Only the lines from the start of the data to the line containing "import plotly.graph_objects as go", both included, should be output, exactly and without pictures.

[Charts and diagrams as code]

* Begin *

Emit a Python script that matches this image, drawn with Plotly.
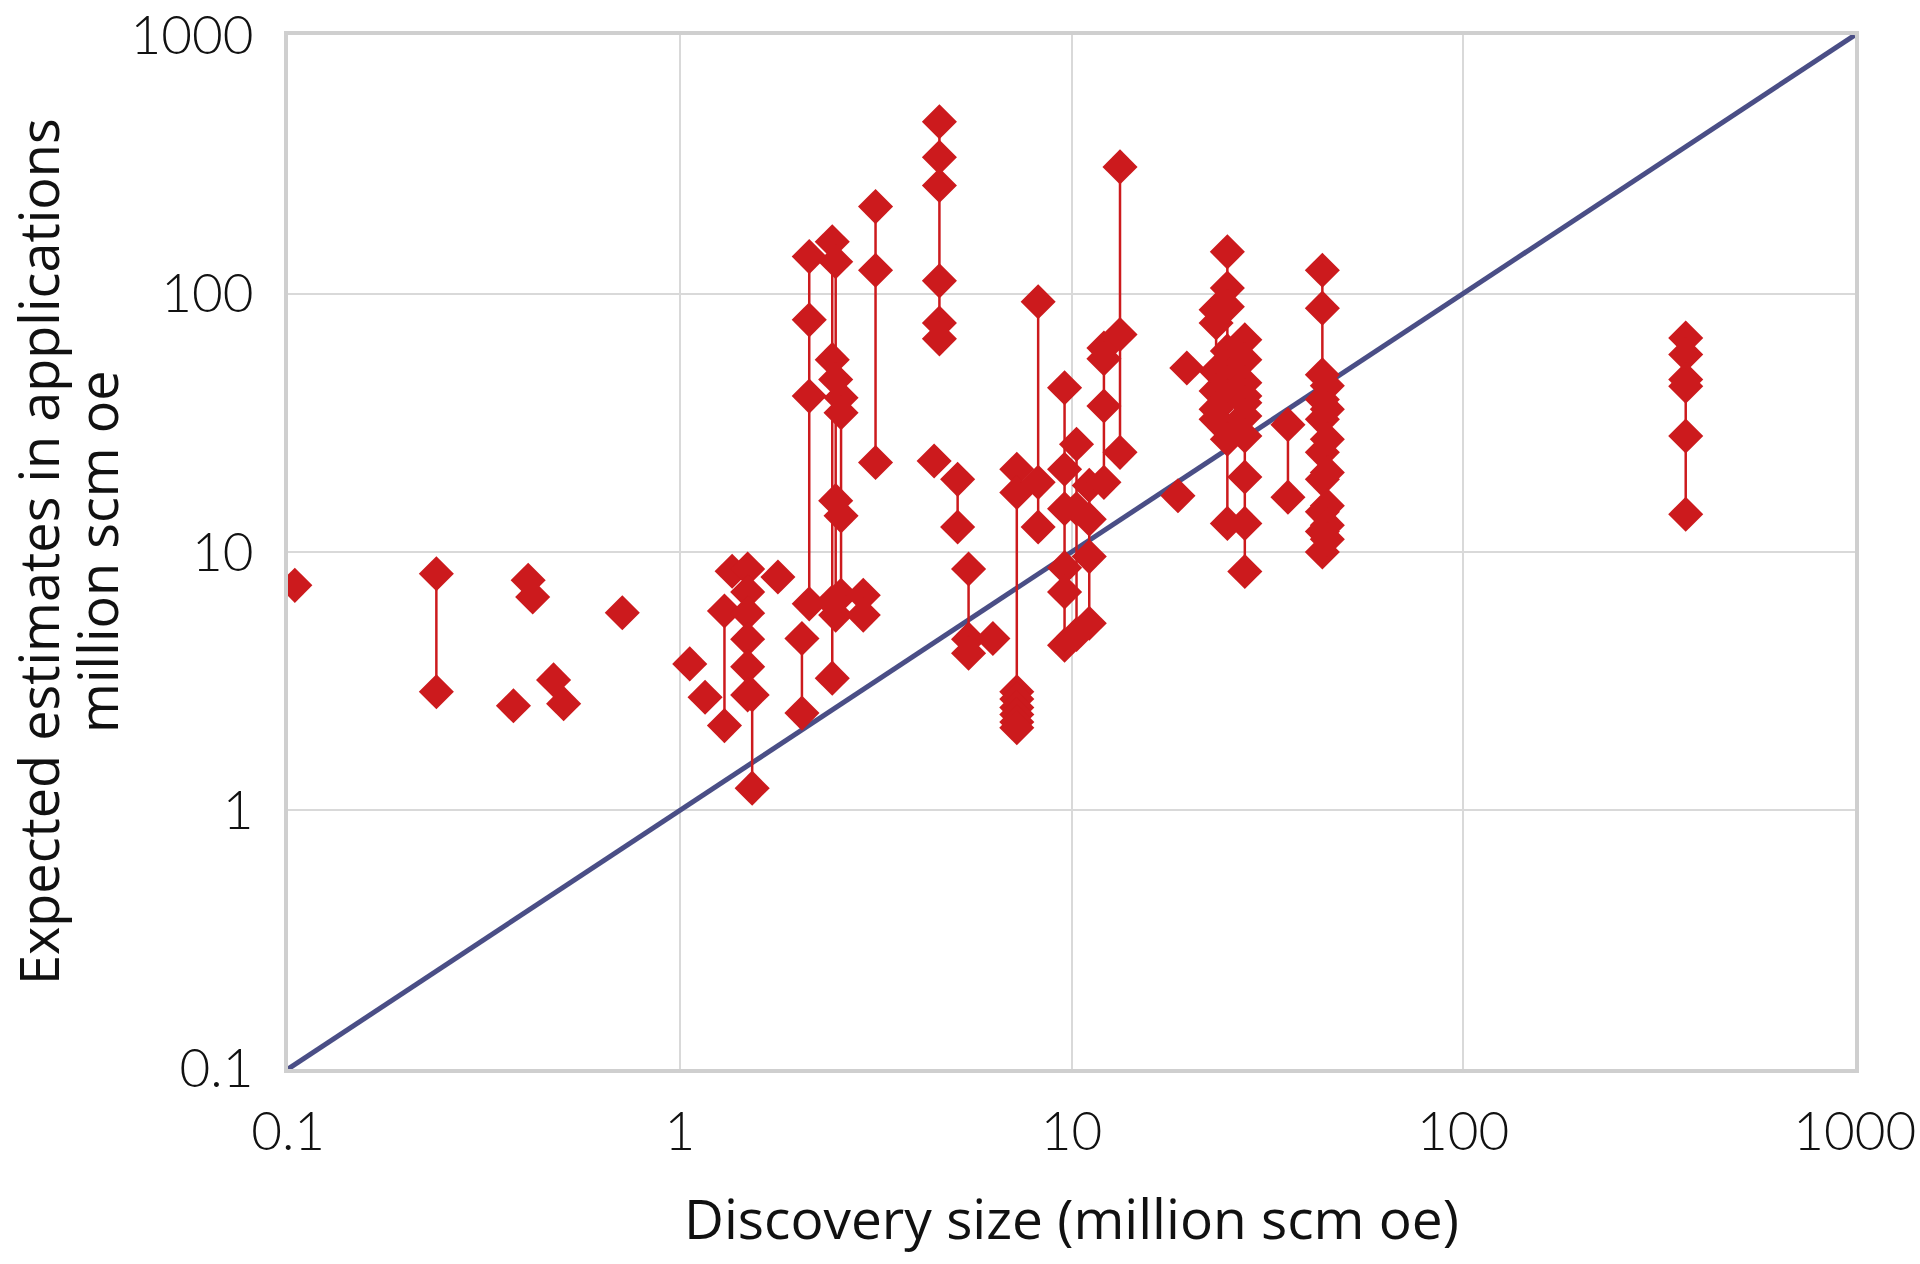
import plotly.graph_objects as go

# ---- data ----
# discovery size (million scm oe) for each discovery
disc_size = [0.104, 0.239, 0.376, 0.410, 0.421, 0.476, 0.505, 0.713, 1.06, 1.16,
             1.30, 1.36, 1.49, 1.53, 1.78, 2.05, 2.14, 2.45, 2.50, 2.58,
             2.94, 3.16, 4.46, 4.60, 5.12, 5.46, 6.30, 7.25, 8.22, 9.6,
             10.3, 11.1, 12.1, 13.3, 18.7, 19.7, 23.4, 25.0, 27.7, 35.7,
             43.7, 45.0, 370]
# expected estimates in applications for each discovery (million scm oe)
estimates = [
    [7.43], [8.24, 2.88], [2.54], [7.78], [6.70], [3.20], [2.59], [5.82], [3.69], [2.74],
    [5.91, 2.13], [8.42], [8.6, 7.0, 5.8, 4.6, 3.6, 2.8], [2.8, 1.22], [8.0],
    [4.63, 2.38], [139, 79.1, 40.1, 6.3], [158.6, 55.5, 6.4, 3.25],
    [132.7, 46.5, 15.8, 5.7], [39.5, 34.6, 13.8, 6.8],
    [6.8, 5.7], [217, 123, 22.2], [22.5], [462, 337, 262, 112, 76.9, 66.8],
    [19.1, 12.5], [8.6, 4.6, 4.06], [4.63],
    [20.9, 17.0, 2.88, 2.7, 2.5, 2.35, 2.2, 2.09], [93, 18.6, 12.5],
    [43.2, 20.9, 14.7, 8.7, 7.0, 4.36],
    [26.1, 14.7, 4.8], [18.1, 13.4, 9.6, 5.3], [61.5, 56, 36.7, 18.6], [309, 69.4, 24.3],
    [16.5], [51.5], [86.5, 76.9, 50, 42, 35.7, 32.6],
    [145, 105, 89, 60, 52, 45.2, 40, 29.8, 27.3, 12.9],
    [66.2, 55.5, 45.2, 40.1, 37.8, 33.6, 28.1, 19.5, 12.9, 8.4], [31.1, 16.3],
    [123, 87.8, 48.5, 38.9, 32.6, 24.3, 19.1, 14.3, 12.0, 10.0],
    [44, 35.7, 27.3, 20.3, 15.1, 12.7, 11.2],
    [67.3, 58.1, 46.5, 43.8, 28.1, 14.0],
]
# 1:1 reference line
diag_x = [0.1, 1000]
diag_y = [0.1, 1000]

tick_vals = [0.1, 1, 10, 100, 1000]
tick_text = ["0.1", "1", "10", "100", "1000"]

x_title = "Discovery size (million scm oe)"
y_title_lines = ["Expected estimates in applications", "million scm oe"]

# ---- build traces ----
xs, ys = [], []
for sx, vals in zip(disc_size, estimates):
    for v in sorted(vals, reverse=True):
        xs.append(sx)
        ys.append(v)
    xs.append(None)
    ys.append(None)

RED = "#CC1A1D"
fig = go.Figure()
fig.add_trace(go.Scatter(x=diag_x, y=diag_y, mode="lines",
                         line=dict(color="#4A4E86", width=5),
                         hoverinfo="skip", showlegend=False))
fig.add_trace(go.Scatter(x=xs, y=ys, mode="lines+markers", connectgaps=False,
                         line=dict(color=RED, width=2.5),
                         marker=dict(symbol="diamond", size=27, color=RED,
                                     line=dict(width=0)),
                         showlegend=False))

tick_font = dict(family="Lato, Open Sans, sans-serif", size=53, color="#111111", weight=300)
title_font = dict(family="Open Sans, Noto Sans, sans-serif", size=54, color="#111111")
xtitle_font = dict(family="Open Sans, Noto Sans, sans-serif", size=55, color="#111111")

axis_common = dict(
    type="log", range=[-1.0004, 3.0004],
    tickvals=tick_vals, ticktext=tick_text,
    showgrid=True, gridcolor="#D9D9D9", gridwidth=2,
    showline=True, linecolor="#CFCFCF", linewidth=4, mirror=True,
    ticks="outside", tickcolor="rgba(0,0,0,0)",
    tickfont=tick_font, zeroline=False, ticklabeloverflow="allow",
    automargin=False,
)

W, H = 1920, 1264
ML, MR, MT, MB = 288, 65, 35, 195
PW = W - ML - MR

fig.update_layout(
    width=W, height=H,
    margin=dict(l=ML, r=MR, t=MT, b=MB),
    paper_bgcolor="white", plot_bgcolor="white",
    xaxis=dict(**axis_common, ticklen=13,
               title=dict(text=x_title, font=xtitle_font, standoff=42)),
    yaxis=dict(**axis_common, ticklen=20),
)

# two-line rotated y-axis title (line centres at x = 38 px and 97 px)
for text, px in zip(y_title_lines, [38, 97]):
    fig.add_annotation(text=text, textangle=-90, showarrow=False,
                       xref="paper", yref="paper",
                       x=(px - ML) / PW, y=0.5,
                       xanchor="center", yanchor="middle",
                       font=title_font)

fig.write_html("out.html", config={"displayModeBar": False},
               post_script="document.body.style.margin='0';")
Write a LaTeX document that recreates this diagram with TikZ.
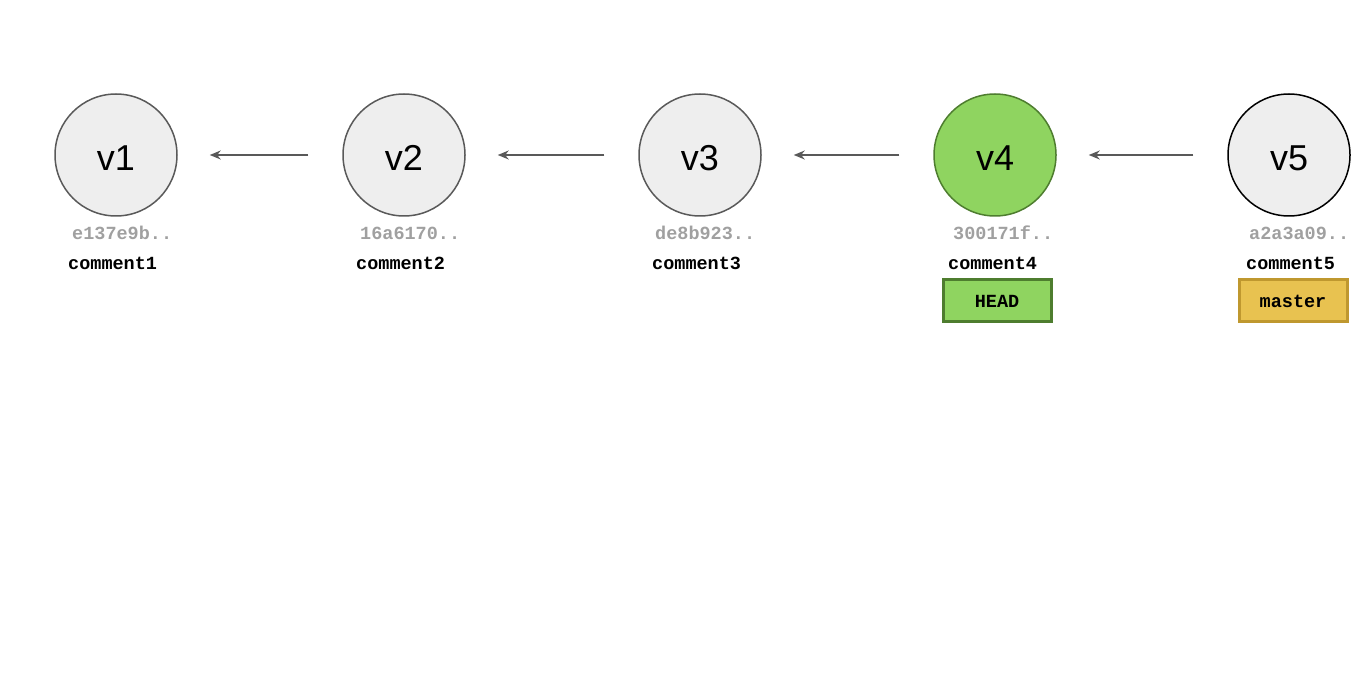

* End *

* **RESULT OF THE EXERCISE**
Emit a Python script that matches this image, drawn with Plotly.
import plotly.graph_objects as go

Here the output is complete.